▶ WHAT IS BEING ASKED
Copy out the material below in full, but not its images.

▶ DATA EXCERPTS
★ ★ ★ ★ ★

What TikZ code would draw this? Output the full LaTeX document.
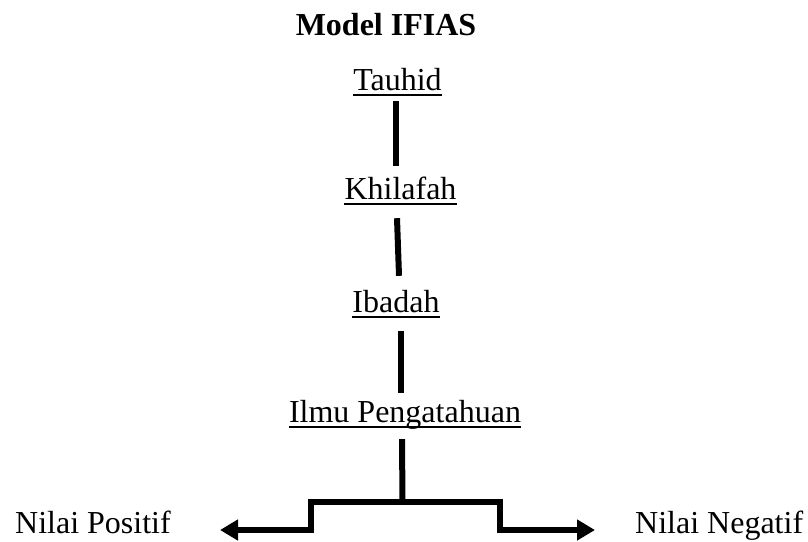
\documentclass[tikz,border=0pt]{standalone}
\usepackage{fontspec}
\setmainfont{Liberation Serif}
\usetikzlibrary{positioning,arrows.meta}
\tikzset{
	lbl/.style={inner sep=0pt,anchor=base,text height=22pt,text depth=7pt,font=\fontsize{32}{38}\selectfont},
	ttl/.style={lbl,font=\fontsize{32}{38}\selectfont\bfseries},
	link/.style={line width=6pt},
	uline/.style={line width=2pt},
	branch/.style={line width=6pt,{Triangle[length=18pt,width=20pt]}-{Triangle[length=18pt,width=20pt]}}
}
\begin{document}
\begin{tikzpicture}[x=1pt,y=-1pt]
\useasboundingbox (0,0) rectangle (808,541);

%Judul
\node[ttl] (title) at (386,35) {Model IFIAS};

%Tingkatan
\node[lbl] (tauhid) at (397.5,90) {Tauhid};
\node[lbl] (khilafah) at (400.5,199) {Khilafah};
\node[lbl] (ibadah) at (396,312) {Ibadah};
\node[lbl] (ilmu) at (405,422) {Ilmu Pengatahuan};

%Nilai
\node[lbl,anchor=base west] (positif) at (15,533) {Nilai Positif};
\node[lbl,anchor=base west] (negatif) at (635,533) {Nilai Negatif};

%Garis bawah
\foreach \n in {tauhid,khilafah,ibadah,ilmu}
	\draw[uline] ([yshift=-5pt]\n.base west) -- ([yshift=-5pt]\n.base east);

%Garis penghubung
\draw[link] ([xshift=-1.5pt,yshift=-4pt]tauhid.south) -- ([xshift=-4.5pt,yshift=11pt]khilafah.north);
\draw[link] ([xshift=-3.5pt,yshift=-12pt]khilafah.south) -- ([xshift=3pt,yshift=14pt]ibadah.north);
\draw[link] ([xshift=5pt,yshift=-12pt]ibadah.south) -- ([xshift=-4pt,yshift=7pt]ilmu.north);

%Cabang
\coordinate (split) at (402.5,502);
\coordinate (tipL) at (220,530);
\coordinate (tipR) at (595,530);
\draw[link] ([xshift=-3pt,yshift=-10pt]ilmu.south) -- (split);
\draw[branch] (tipL) -- (311,530) |- (split) -| (500,530) -- (tipR);

\end{tikzpicture}
\end{document}
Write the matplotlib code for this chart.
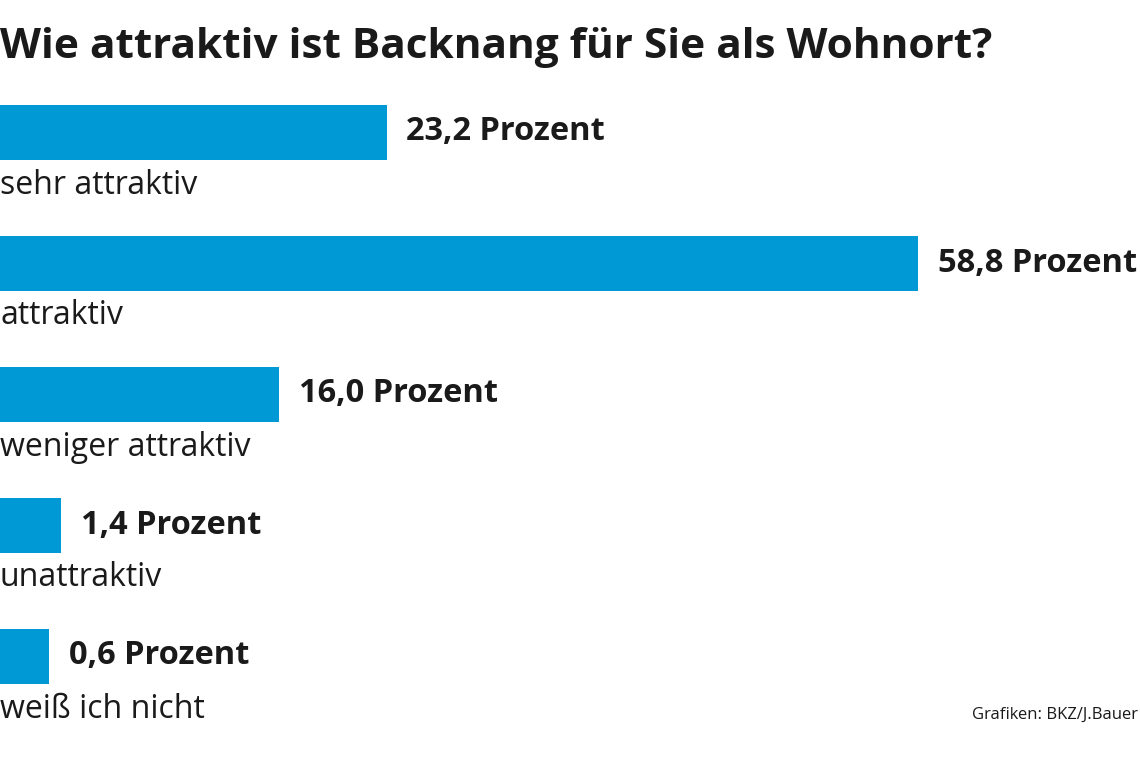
import matplotlib
matplotlib.use('Agg')
import matplotlib.pyplot as plt
import numpy as np

categories = ['sehr attraktiv', 'attraktiv', 'weniger attraktiv', 'unattraktiv', 'weiß ich nicht']
values = [23.2, 58.8, 16.0, 1.4, 0.6]
value_labels = ['23,2 Prozent', '58,8 Prozent', '16,0 Prozent', '1,4 Prozent', '0,6 Prozent']

BAR = '#0099d5'
FONT = 'Open Sans'
BASE = -2.7

fig = plt.figure(figsize=(11.4, 7.6), dpi=100)
ax = fig.add_axes([0, 0, 1, 1])
ax.set_xlim(BASE, BASE + 1140 / 14.93)
ax.set_ylim(760, 0)
ax.axis('off')

ys = 132 + np.arange(len(values)) * 131
ax.barh(ys, np.array(values) - BASE, left=BASE, height=55, color=BAR)
for y, v, lab, cat in zip(ys, values, value_labels, categories):
    ax.text(v + 1.3, y, lab, fontsize=23.5, fontweight='bold', family=FONT,
            va='center', ha='left', color='#1a1a1a')
    ax.text(BASE, y + 53, cat, fontsize=23, family=FONT, va='center', ha='left',
            color='#1a1a1a')

ax.text(BASE, 48, 'Wie attraktiv ist Backnang für Sie als Wohnort?', fontsize=30.5,
        fontweight='bold', family=FONT, va='center', ha='left', color='#1a1a1a')
ax.text(BASE + 1138 / 14.93, 715, 'Grafiken: BKZ/J.Bauer', fontsize=12, family=FONT,
        va='center', ha='right', color='#1a1a1a')

fig.savefig('out.png', dpi=100, facecolor='white')
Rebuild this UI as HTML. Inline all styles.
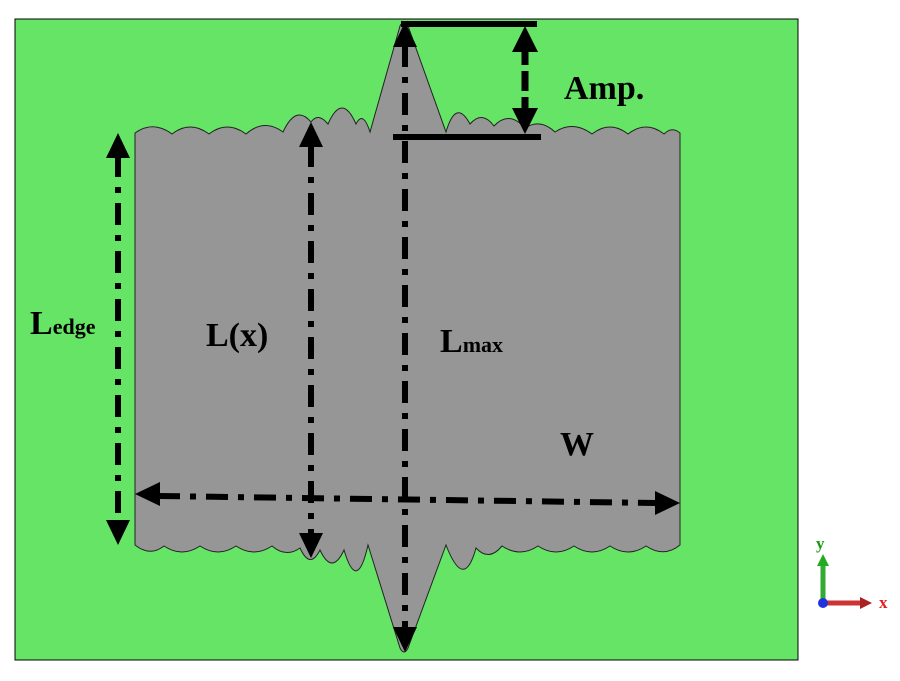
<!DOCTYPE html>
<html><head><meta charset="utf-8"><style>
html,body{margin:0;padding:0;background:#fff;width:900px;height:681px;overflow:hidden}
svg{display:block}
text{font-family:"Liberation Serif",serif;font-weight:bold}
</style></head><body>
<svg width="900" height="681" viewBox="0 0 900 681">
<rect x="15" y="19" width="783" height="641" fill="#66e466" stroke="#000" stroke-width="1"/>
<path fill="#969696" stroke="#222" stroke-width="1" d="
M135,133
Q153,120 172,134 Q190,120 209,134 Q227,120 246,134 Q264,118 283,132
Q296,104 311,122 Q318,112 328,124 Q342,92 356,124 Q363,110 370,132
L400,26 Q404,18 408,26 L446,132
Q456,98 470,124 Q482,110 494,126 Q509,110 525,128
Q540,118 555,132 Q573,120 592,134 Q610,120 628,134 Q646,120 664,134 Q672,126 680,133
L680,545
Q664,558 646,546 Q628,558 610,546 Q592,558 574,546 Q556,558 538,546 Q520,558 502,546
Q489,562 476,548 Q464,592 446,545
L408,648 Q404,656 400,648 L368,545
Q357,594 344,550 Q332,576 320,550 Q310,570 300,548 Q286,558 272,546
Q254,558 236,546 Q218,558 200,546 Q182,558 164,546 Q150,557 135,545 Z"/>
<g stroke="#000" stroke-width="6" fill="none" stroke-dasharray="22,10,6,10">
<line x1="118" y1="155" x2="118" y2="522"/>
<line x1="311" y1="145" x2="311" y2="535"/>
<line x1="405" y1="45" x2="405" y2="630"/>
<line x1="158" y1="496" x2="656" y2="503"/>
</g>
<line x1="525" y1="45" x2="525" y2="115" stroke="#000" stroke-width="7" stroke-dasharray="20,6"/>
<g fill="#000">
<polygon points="118,133 106,158 130,158"/>
<polygon points="118,545 106,520 130,520"/>
<polygon points="311,122 299,147 323,147"/>
<polygon points="311,558 299,533 323,533"/>
<polygon points="405,22 393,47 417,47"/>
<polygon points="405,652 393,627 417,627"/>
<polygon points="135,494 160,482 160,506"/>
<polygon points="680,503 655,491 655,515"/>
<polygon points="525,26 512,52 538,52"/>
<polygon points="525,134 512,108 538,108"/>
</g>
<line x1="401" y1="24" x2="537" y2="24" stroke="#000" stroke-width="6"/>
<line x1="393" y1="137" x2="541" y2="137" stroke="#000" stroke-width="6"/>
<text x="564" y="99" font-size="34">Amp.</text>
<text x="30" y="334" font-size="34">L<tspan font-size="22">edge</tspan></text>
<text x="206" y="346" font-size="34">L(x)</text>
<text x="440" y="352" font-size="34">L<tspan font-size="22">max</tspan></text>
<text x="560" y="455" font-size="34">W</text>
<line x1="823" y1="602" x2="823" y2="562" stroke="#3a3" stroke-width="5"/>
<polygon points="823,554 817,566 829,566" fill="#2a2"/>
<line x1="823" y1="603" x2="862" y2="603" stroke="#c33" stroke-width="5"/>
<polygon points="872,603 860,597 860,609" fill="#a22"/>
<circle cx="823" cy="603" r="5" fill="#2233dd"/>
<text x="816" y="549" font-size="17" fill="#1a9a1a">y</text>
<text x="879" y="608" font-size="17" fill="#e02020">x</text>
</svg>
</body></html>
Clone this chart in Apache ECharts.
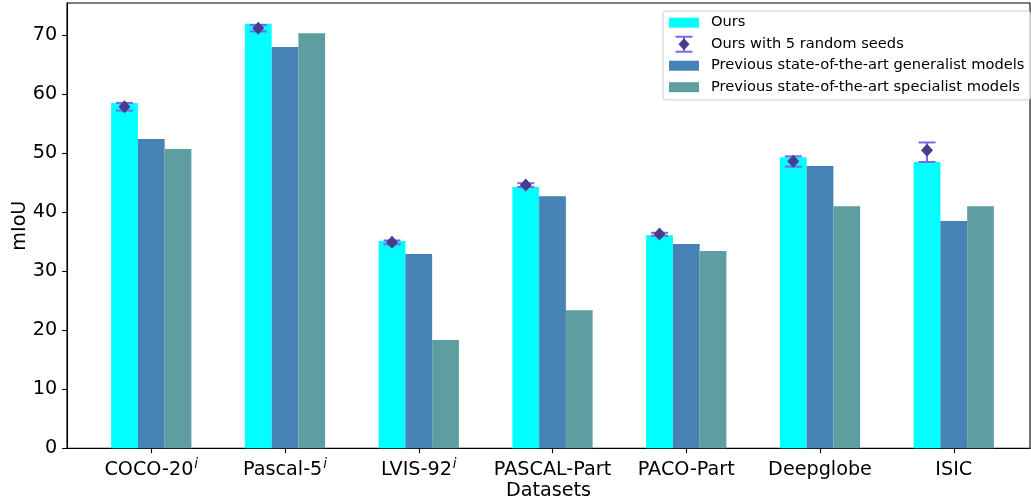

★ ★ ★ ★ ★

▶ OUTPUT BELOW
What TikZ code would draw this? Output the full LaTeX document.
\documentclass[tikz,border=0pt]{standalone}
\usepackage{fontspec}
\setmainfont{Liberation Serif}
\usetikzlibrary{positioning,arrows.meta}
\tikzset{
	lbl/.style={inner sep=0pt,anchor=base,text height=22pt,text depth=7pt,font=\fontsize{32}{38}\selectfont},
	ttl/.style={lbl,font=\fontsize{32}{38}\selectfont\bfseries},
	link/.style={line width=6pt},
	uline/.style={line width=2pt},
	branch/.style={line width=6pt,{Triangle[length=18pt,width=20pt]}-{Triangle[length=18pt,width=20pt]}}
}
\begin{document}
\begin{tikzpicture}[x=1pt,y=-1pt]
\useasboundingbox (0,0) rectangle (808,541);

%Judul
\node[ttl] (title) at (386,35) {Model IFIAS};

%Tingkatan
\node[lbl] (tauhid) at (397.5,90) {Tauhid};
\node[lbl] (khilafah) at (400.5,199) {Khilafah};
\node[lbl] (ibadah) at (396,312) {Ibadah};
\node[lbl] (ilmu) at (405,422) {Ilmu Pengatahuan};

%Nilai
\node[lbl,anchor=base west] (positif) at (15,533) {Nilai Positif};
\node[lbl,anchor=base west] (negatif) at (635,533) {Nilai Negatif};

%Garis bawah
\foreach \n in {tauhid,khilafah,ibadah,ilmu}
	\draw[uline] ([yshift=-5pt]\n.base west) -- ([yshift=-5pt]\n.base east);

%Garis penghubung
\draw[link] ([xshift=-1.5pt,yshift=-4pt]tauhid.south) -- ([xshift=-4.5pt,yshift=11pt]khilafah.north);
\draw[link] ([xshift=-3.5pt,yshift=-12pt]khilafah.south) -- ([xshift=3pt,yshift=14pt]ibadah.north);
\draw[link] ([xshift=5pt,yshift=-12pt]ibadah.south) -- ([xshift=-4pt,yshift=7pt]ilmu.north);

%Cabang
\coordinate (split) at (402.5,502);
\coordinate (tipL) at (220,530);
\coordinate (tipR) at (595,530);
\draw[link] ([xshift=-3pt,yshift=-10pt]ilmu.south) -- (split);
\draw[branch] (tipL) -- (311,530) |- (split) -| (500,530) -- (tipR);

\end{tikzpicture}
\end{document}
Write the matplotlib code for this chart.
import matplotlib
matplotlib.use('Agg')
import matplotlib.pyplot as plt
import numpy as np

categories = ['sehr attraktiv', 'attraktiv', 'weniger attraktiv', 'unattraktiv', 'weiß ich nicht']
values = [23.2, 58.8, 16.0, 1.4, 0.6]
value_labels = ['23,2 Prozent', '58,8 Prozent', '16,0 Prozent', '1,4 Prozent', '0,6 Prozent']

BAR = '#0099d5'
FONT = 'Open Sans'
BASE = -2.7

fig = plt.figure(figsize=(11.4, 7.6), dpi=100)
ax = fig.add_axes([0, 0, 1, 1])
ax.set_xlim(BASE, BASE + 1140 / 14.93)
ax.set_ylim(760, 0)
ax.axis('off')

ys = 132 + np.arange(len(values)) * 131
ax.barh(ys, np.array(values) - BASE, left=BASE, height=55, color=BAR)
for y, v, lab, cat in zip(ys, values, value_labels, categories):
    ax.text(v + 1.3, y, lab, fontsize=23.5, fontweight='bold', family=FONT,
            va='center', ha='left', color='#1a1a1a')
    ax.text(BASE, y + 53, cat, fontsize=23, family=FONT, va='center', ha='left',
            color='#1a1a1a')

ax.text(BASE, 48, 'Wie attraktiv ist Backnang für Sie als Wohnort?', fontsize=30.5,
        fontweight='bold', family=FONT, va='center', ha='left', color='#1a1a1a')
ax.text(BASE + 1138 / 14.93, 715, 'Grafiken: BKZ/J.Bauer', fontsize=12, family=FONT,
        va='center', ha='right', color='#1a1a1a')

fig.savefig('out.png', dpi=100, facecolor='white')
Rebuild this UI as HTML. Inline all styles.
<!DOCTYPE html>
<html><head><meta charset="utf-8"><style>
html,body{margin:0;padding:0;background:#fff;width:900px;height:681px;overflow:hidden}
svg{display:block}
text{font-family:"Liberation Serif",serif;font-weight:bold}
</style></head><body>
<svg width="900" height="681" viewBox="0 0 900 681">
<rect x="15" y="19" width="783" height="641" fill="#66e466" stroke="#000" stroke-width="1"/>
<path fill="#969696" stroke="#222" stroke-width="1" d="
M135,133
Q153,120 172,134 Q190,120 209,134 Q227,120 246,134 Q264,118 283,132
Q296,104 311,122 Q318,112 328,124 Q342,92 356,124 Q363,110 370,132
L400,26 Q404,18 408,26 L446,132
Q456,98 470,124 Q482,110 494,126 Q509,110 525,128
Q540,118 555,132 Q573,120 592,134 Q610,120 628,134 Q646,120 664,134 Q672,126 680,133
L680,545
Q664,558 646,546 Q628,558 610,546 Q592,558 574,546 Q556,558 538,546 Q520,558 502,546
Q489,562 476,548 Q464,592 446,545
L408,648 Q404,656 400,648 L368,545
Q357,594 344,550 Q332,576 320,550 Q310,570 300,548 Q286,558 272,546
Q254,558 236,546 Q218,558 200,546 Q182,558 164,546 Q150,557 135,545 Z"/>
<g stroke="#000" stroke-width="6" fill="none" stroke-dasharray="22,10,6,10">
<line x1="118" y1="155" x2="118" y2="522"/>
<line x1="311" y1="145" x2="311" y2="535"/>
<line x1="405" y1="45" x2="405" y2="630"/>
<line x1="158" y1="496" x2="656" y2="503"/>
</g>
<line x1="525" y1="45" x2="525" y2="115" stroke="#000" stroke-width="7" stroke-dasharray="20,6"/>
<g fill="#000">
<polygon points="118,133 106,158 130,158"/>
<polygon points="118,545 106,520 130,520"/>
<polygon points="311,122 299,147 323,147"/>
<polygon points="311,558 299,533 323,533"/>
<polygon points="405,22 393,47 417,47"/>
<polygon points="405,652 393,627 417,627"/>
<polygon points="135,494 160,482 160,506"/>
<polygon points="680,503 655,491 655,515"/>
<polygon points="525,26 512,52 538,52"/>
<polygon points="525,134 512,108 538,108"/>
</g>
<line x1="401" y1="24" x2="537" y2="24" stroke="#000" stroke-width="6"/>
<line x1="393" y1="137" x2="541" y2="137" stroke="#000" stroke-width="6"/>
<text x="564" y="99" font-size="34">Amp.</text>
<text x="30" y="334" font-size="34">L<tspan font-size="22">edge</tspan></text>
<text x="206" y="346" font-size="34">L(x)</text>
<text x="440" y="352" font-size="34">L<tspan font-size="22">max</tspan></text>
<text x="560" y="455" font-size="34">W</text>
<line x1="823" y1="602" x2="823" y2="562" stroke="#3a3" stroke-width="5"/>
<polygon points="823,554 817,566 829,566" fill="#2a2"/>
<line x1="823" y1="603" x2="862" y2="603" stroke="#c33" stroke-width="5"/>
<polygon points="872,603 860,597 860,609" fill="#a22"/>
<circle cx="823" cy="603" r="5" fill="#2233dd"/>
<text x="816" y="549" font-size="17" fill="#1a9a1a">y</text>
<text x="879" y="608" font-size="17" fill="#e02020">x</text>
</svg>
</body></html>
Clone this chart in Apache ECharts.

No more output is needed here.